#### DESCRIPTION OF THE TASK:
Repeat exactly the lines from the line with "Recreate this image" to the line with "['#a394dc', '#f26024', '#71adb7', '#000000', '#76a334'];", including both, and leave out any pictures.

#### DATASET RECORDS:
══════

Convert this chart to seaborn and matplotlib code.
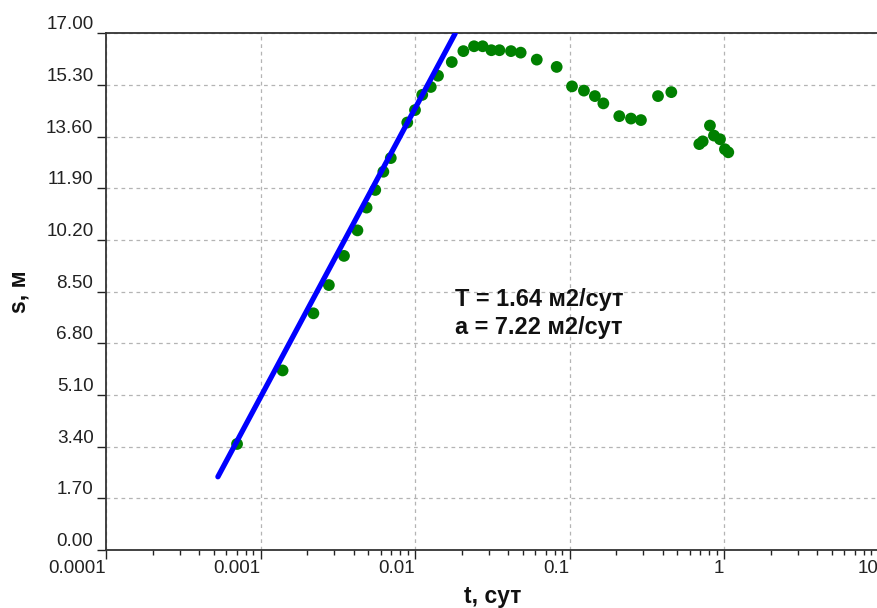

══════

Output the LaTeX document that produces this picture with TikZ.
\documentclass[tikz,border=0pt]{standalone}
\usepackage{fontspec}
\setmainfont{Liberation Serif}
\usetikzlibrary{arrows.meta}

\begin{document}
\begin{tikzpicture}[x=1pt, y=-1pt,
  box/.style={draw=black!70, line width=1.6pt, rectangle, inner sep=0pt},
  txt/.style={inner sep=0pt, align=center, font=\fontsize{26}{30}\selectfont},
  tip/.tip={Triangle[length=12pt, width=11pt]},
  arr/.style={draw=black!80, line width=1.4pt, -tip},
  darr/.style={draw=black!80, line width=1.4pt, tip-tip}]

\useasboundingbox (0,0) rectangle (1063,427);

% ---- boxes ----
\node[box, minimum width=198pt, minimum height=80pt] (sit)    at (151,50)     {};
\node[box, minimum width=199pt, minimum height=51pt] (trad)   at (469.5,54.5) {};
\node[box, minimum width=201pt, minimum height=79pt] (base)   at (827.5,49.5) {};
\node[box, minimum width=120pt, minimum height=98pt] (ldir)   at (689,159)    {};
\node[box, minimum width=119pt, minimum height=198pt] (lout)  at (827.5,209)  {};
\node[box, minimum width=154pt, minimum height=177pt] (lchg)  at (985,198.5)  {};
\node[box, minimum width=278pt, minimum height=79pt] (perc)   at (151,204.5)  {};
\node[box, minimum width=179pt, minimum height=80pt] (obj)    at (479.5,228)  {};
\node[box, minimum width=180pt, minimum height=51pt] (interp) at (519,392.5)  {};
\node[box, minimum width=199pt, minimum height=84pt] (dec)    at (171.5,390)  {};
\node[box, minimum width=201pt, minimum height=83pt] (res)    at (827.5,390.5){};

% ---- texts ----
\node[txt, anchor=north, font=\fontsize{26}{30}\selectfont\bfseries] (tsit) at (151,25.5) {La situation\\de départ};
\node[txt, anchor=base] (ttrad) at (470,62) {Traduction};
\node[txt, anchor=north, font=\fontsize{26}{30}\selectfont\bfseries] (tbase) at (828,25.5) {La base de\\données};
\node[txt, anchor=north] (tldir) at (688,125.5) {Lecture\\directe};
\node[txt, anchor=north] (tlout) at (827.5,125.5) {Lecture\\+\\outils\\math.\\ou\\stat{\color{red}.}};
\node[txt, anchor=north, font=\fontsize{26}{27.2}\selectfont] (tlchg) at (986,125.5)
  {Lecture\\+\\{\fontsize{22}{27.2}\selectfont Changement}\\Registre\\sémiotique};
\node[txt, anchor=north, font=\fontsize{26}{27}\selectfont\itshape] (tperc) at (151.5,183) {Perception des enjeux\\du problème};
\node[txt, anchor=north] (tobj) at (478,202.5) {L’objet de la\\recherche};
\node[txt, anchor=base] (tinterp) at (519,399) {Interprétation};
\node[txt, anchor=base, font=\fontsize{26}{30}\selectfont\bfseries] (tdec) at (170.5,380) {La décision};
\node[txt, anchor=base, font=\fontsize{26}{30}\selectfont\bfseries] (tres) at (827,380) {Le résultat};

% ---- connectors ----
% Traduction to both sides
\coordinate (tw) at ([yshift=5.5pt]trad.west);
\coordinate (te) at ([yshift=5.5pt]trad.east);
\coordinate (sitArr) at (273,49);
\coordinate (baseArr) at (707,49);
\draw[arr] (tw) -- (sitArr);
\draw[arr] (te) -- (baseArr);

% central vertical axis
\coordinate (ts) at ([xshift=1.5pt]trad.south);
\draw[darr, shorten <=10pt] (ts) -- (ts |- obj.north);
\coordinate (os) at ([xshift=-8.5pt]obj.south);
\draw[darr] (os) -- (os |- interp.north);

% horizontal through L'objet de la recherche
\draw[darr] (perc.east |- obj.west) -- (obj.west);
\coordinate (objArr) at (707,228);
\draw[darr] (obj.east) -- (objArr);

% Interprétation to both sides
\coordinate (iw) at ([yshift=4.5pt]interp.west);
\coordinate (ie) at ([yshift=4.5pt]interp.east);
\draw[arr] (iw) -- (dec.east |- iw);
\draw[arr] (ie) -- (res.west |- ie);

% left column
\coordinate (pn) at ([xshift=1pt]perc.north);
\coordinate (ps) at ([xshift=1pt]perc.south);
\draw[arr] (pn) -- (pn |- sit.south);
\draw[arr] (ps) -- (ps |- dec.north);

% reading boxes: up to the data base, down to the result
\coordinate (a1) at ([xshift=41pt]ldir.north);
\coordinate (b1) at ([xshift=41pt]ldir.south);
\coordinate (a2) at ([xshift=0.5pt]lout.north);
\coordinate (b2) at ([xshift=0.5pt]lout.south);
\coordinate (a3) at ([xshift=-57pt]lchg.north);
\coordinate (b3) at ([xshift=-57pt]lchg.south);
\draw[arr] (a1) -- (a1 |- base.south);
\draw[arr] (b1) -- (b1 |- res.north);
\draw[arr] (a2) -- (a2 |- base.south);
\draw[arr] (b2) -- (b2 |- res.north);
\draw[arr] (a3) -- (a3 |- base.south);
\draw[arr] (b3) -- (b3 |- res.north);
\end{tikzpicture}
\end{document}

══════

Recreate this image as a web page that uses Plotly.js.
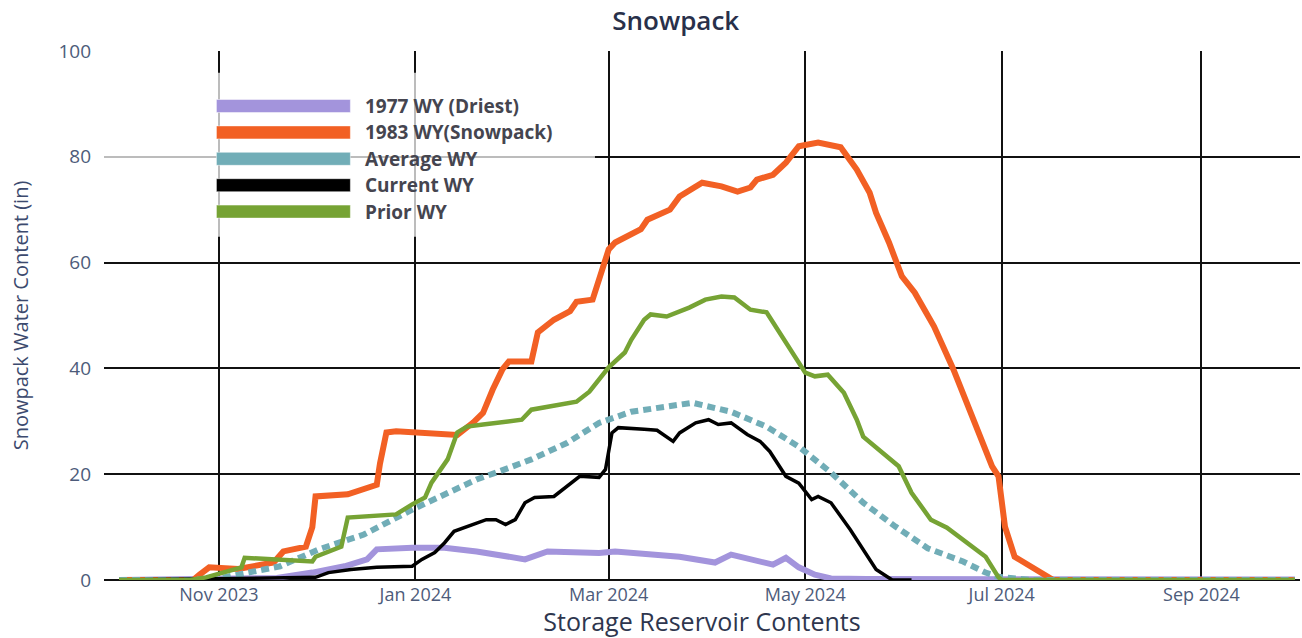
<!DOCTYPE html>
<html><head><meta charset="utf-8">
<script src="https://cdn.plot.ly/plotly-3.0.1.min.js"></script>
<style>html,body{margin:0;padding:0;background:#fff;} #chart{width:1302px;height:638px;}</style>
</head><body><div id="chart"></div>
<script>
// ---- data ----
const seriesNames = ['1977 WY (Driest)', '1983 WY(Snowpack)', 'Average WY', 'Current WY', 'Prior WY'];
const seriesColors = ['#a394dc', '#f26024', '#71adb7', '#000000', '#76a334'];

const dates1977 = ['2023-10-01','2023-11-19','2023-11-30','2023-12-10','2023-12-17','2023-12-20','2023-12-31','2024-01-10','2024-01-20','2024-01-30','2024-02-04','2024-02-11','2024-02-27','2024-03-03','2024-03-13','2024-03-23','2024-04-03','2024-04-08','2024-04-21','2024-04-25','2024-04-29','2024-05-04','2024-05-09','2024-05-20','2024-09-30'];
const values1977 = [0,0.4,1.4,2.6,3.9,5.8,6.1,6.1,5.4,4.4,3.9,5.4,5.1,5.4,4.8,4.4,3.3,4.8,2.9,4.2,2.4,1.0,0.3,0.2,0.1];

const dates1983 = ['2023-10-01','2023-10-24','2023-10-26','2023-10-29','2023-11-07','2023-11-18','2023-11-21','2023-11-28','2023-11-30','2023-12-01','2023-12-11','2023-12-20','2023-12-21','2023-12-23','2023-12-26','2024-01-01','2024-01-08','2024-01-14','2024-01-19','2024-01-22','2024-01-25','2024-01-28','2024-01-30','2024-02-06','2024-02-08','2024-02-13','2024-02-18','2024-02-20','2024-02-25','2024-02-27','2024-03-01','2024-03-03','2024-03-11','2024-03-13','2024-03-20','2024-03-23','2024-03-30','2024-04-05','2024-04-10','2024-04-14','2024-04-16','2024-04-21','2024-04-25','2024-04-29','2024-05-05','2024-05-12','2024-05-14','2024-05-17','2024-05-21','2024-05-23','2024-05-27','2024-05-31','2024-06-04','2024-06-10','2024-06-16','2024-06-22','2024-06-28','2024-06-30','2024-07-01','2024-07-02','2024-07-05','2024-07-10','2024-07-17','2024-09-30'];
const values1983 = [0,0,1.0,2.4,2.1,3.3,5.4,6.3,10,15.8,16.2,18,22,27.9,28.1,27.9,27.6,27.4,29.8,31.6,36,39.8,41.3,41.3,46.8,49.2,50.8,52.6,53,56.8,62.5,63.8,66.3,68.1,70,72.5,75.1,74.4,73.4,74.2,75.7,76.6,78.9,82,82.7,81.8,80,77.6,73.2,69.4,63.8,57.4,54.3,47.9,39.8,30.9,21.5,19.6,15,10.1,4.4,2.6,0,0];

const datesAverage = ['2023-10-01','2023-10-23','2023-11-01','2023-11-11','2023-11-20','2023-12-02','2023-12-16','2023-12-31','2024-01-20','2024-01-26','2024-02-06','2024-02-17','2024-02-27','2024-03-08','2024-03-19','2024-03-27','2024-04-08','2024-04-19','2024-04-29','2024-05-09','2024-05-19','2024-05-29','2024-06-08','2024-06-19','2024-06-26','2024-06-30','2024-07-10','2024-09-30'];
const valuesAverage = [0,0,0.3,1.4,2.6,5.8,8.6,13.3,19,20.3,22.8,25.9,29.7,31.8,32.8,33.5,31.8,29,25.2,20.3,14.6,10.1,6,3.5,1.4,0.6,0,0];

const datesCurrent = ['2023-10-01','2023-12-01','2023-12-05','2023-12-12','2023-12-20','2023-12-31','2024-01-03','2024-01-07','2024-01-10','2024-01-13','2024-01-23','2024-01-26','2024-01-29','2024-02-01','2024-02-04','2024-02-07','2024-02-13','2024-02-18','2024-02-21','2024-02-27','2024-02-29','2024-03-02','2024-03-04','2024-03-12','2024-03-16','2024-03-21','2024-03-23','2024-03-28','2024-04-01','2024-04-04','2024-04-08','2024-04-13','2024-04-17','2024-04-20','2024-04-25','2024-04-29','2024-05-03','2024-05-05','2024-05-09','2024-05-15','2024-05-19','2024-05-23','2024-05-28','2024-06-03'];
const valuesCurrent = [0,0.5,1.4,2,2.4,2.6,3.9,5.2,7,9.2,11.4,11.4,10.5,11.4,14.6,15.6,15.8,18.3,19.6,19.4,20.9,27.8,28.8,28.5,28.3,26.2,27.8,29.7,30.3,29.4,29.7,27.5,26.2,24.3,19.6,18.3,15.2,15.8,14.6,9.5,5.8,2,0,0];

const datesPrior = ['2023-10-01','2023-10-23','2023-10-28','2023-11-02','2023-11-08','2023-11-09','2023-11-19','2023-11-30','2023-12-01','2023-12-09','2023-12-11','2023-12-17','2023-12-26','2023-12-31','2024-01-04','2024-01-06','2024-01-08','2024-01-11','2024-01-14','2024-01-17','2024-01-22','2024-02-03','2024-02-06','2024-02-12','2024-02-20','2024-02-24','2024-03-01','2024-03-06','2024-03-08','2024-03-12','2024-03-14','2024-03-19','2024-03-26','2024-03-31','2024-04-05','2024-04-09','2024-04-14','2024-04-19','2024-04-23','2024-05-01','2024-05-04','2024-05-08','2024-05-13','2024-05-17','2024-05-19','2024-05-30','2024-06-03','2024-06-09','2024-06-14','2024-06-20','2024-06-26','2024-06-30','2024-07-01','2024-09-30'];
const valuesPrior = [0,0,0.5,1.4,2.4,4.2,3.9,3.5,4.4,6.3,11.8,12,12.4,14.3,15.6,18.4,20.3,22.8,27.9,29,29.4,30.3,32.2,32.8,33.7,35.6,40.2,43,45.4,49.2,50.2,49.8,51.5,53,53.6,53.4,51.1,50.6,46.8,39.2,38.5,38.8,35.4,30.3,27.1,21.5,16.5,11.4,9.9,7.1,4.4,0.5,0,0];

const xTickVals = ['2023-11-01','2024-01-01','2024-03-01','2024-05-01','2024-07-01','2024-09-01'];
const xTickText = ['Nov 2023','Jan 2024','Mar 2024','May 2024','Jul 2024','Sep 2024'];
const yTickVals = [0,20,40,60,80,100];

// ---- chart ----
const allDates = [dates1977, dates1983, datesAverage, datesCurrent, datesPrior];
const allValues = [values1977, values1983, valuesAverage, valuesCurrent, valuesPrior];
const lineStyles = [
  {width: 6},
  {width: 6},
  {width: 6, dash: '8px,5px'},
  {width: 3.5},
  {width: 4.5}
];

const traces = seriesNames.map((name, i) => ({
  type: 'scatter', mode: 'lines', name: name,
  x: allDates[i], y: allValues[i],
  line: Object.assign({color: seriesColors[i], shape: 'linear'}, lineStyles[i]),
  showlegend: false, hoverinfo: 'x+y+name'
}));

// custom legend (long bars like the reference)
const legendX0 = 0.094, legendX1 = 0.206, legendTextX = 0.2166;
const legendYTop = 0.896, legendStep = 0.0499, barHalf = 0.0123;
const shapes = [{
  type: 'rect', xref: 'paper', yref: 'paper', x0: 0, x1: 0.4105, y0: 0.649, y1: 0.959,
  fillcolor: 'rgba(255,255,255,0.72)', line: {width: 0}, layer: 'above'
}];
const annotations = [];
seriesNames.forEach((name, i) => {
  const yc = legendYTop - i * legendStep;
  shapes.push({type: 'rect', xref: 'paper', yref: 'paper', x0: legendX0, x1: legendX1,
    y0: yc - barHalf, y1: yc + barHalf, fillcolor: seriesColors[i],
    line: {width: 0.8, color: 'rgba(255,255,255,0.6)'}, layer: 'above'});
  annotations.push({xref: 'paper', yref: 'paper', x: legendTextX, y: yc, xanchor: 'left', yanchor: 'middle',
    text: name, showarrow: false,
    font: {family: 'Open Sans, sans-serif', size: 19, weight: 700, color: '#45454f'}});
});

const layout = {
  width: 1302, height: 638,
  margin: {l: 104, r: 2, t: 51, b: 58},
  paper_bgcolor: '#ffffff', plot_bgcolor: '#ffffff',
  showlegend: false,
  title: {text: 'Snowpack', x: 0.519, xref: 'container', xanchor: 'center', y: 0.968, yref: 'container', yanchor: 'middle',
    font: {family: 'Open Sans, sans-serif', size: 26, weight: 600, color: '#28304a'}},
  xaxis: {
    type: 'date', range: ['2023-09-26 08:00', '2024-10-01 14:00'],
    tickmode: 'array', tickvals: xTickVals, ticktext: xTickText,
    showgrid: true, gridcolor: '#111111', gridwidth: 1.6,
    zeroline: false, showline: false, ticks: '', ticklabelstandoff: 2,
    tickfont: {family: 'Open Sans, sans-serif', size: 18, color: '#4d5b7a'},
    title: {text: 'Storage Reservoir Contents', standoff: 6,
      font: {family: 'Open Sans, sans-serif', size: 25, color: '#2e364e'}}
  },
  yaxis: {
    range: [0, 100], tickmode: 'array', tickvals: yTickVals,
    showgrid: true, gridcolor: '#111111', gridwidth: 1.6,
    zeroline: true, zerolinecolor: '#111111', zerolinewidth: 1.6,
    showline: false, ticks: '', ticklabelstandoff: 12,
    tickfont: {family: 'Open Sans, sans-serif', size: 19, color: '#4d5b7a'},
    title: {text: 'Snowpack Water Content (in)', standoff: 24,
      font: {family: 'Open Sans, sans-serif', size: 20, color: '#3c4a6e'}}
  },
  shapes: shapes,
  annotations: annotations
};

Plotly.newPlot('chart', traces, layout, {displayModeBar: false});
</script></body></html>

══════

#### RESPONSE:
Recreate this image as a web page that uses Plotly.js.
<!DOCTYPE html>
<html><head><meta charset="utf-8">
<script src="https://cdn.plot.ly/plotly-3.0.1.min.js"></script>
<style>html,body{margin:0;padding:0;background:#fff;} #chart{width:1302px;height:638px;}</style>
</head><body><div id="chart"></div>
<script>
// ---- data ----
const seriesNames = ['1977 WY (Driest)', '1983 WY(Snowpack)', 'Average WY', 'Current WY', 'Prior WY'];
const seriesColors = ['#a394dc', '#f26024', '#71adb7', '#000000', '#76a334'];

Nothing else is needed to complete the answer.